Klaus Wolbert: " Bilder, die eben nichts anderes demonstrieren als Malerei selbst, also die Essenz des Malerischen, und das sind eben diese Grundelemente: Farbe, Farbauftrag, Farbsubstanz und Pinselspur und diese Grundelemente, also all das, was man eben auch als analytische oder fundamentale Malerei bezeichnet, und da ist er ja einer der ganz großen Protagonisten dieser Richtung."
Giorgio Griffa, heute 69 Jahre alt, reagierte mit dieser elementaren Malerei auf die amerikanische Pop-Art, die in den frühen sechziger Jahren auch Italien überflutete. Seitdem markiert er beharrlich Leinwand um Leinwand mit seinen Grundgesten und demontiert damit jegliche Vorstellung von Schöpfergenie, Subjektivität oder Handschrift. Und dennoch ist das alles nicht langweilig, sondern wirkt, aufgrund der kombinierten Pastellfarben, leicht und mediterran.
Gilberto Zorio und Giorgio Griffa leben seit vielen Jahren in Turin, sind befreundet, haben ihre Ateliers nebeneinander. Das ist natürlich nicht genug, um zwei Künstler gemeinsam zu präsentieren. Aber diese beiden ergänzen sich deshalb so gut, weil sie aus ganz verschiedenen Ecken kommen. Das Rationale und das Mythische, die Grenzüberschreitung und die freiwillige Beschränkung, die Esoterik und die trockene Methode – das geht gut zusammen, eben weil es so verschieden ist.

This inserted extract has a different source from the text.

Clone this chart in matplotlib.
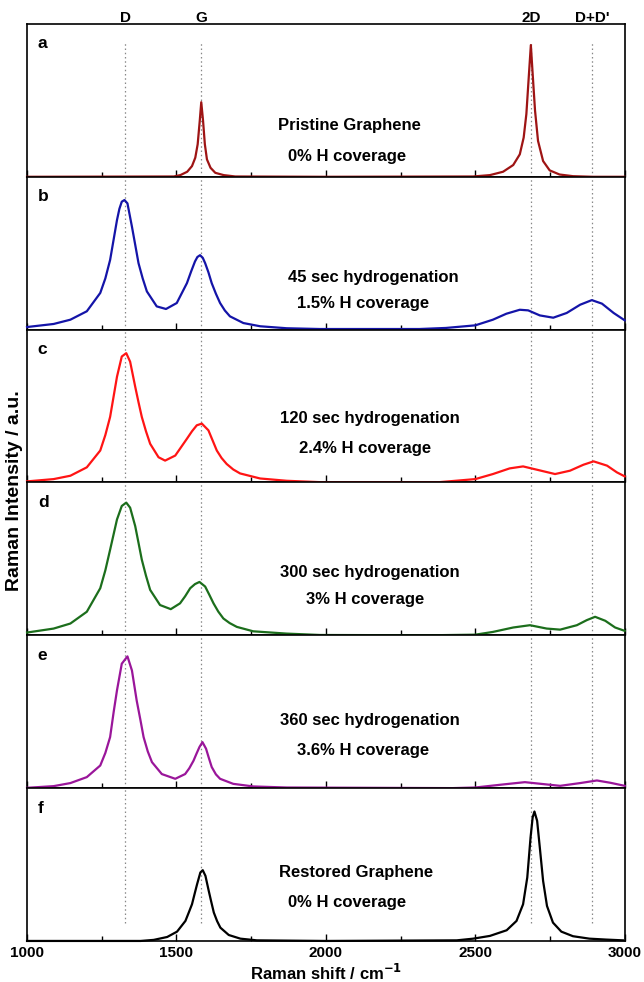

Und allem Anschein nach sind mit den Personen von Giorgio Griffa und Gilberto Zorio die beiden Seiten von Turin verkörpert. Eins jedenfalls eint die beiden Künstler: das italienische Aufbegehren gegen amerikanische Fremdherrschaft in Kultur und Kunstmarkt.
Service:
Die Mathildenhöhe Darmstadt zeigt die Doppelausstellung Gilberto Zorio (Installationen) und Girgio Griffa (Gemälde und Plastiken) vom 24. Juli bis zum 4. September 2005.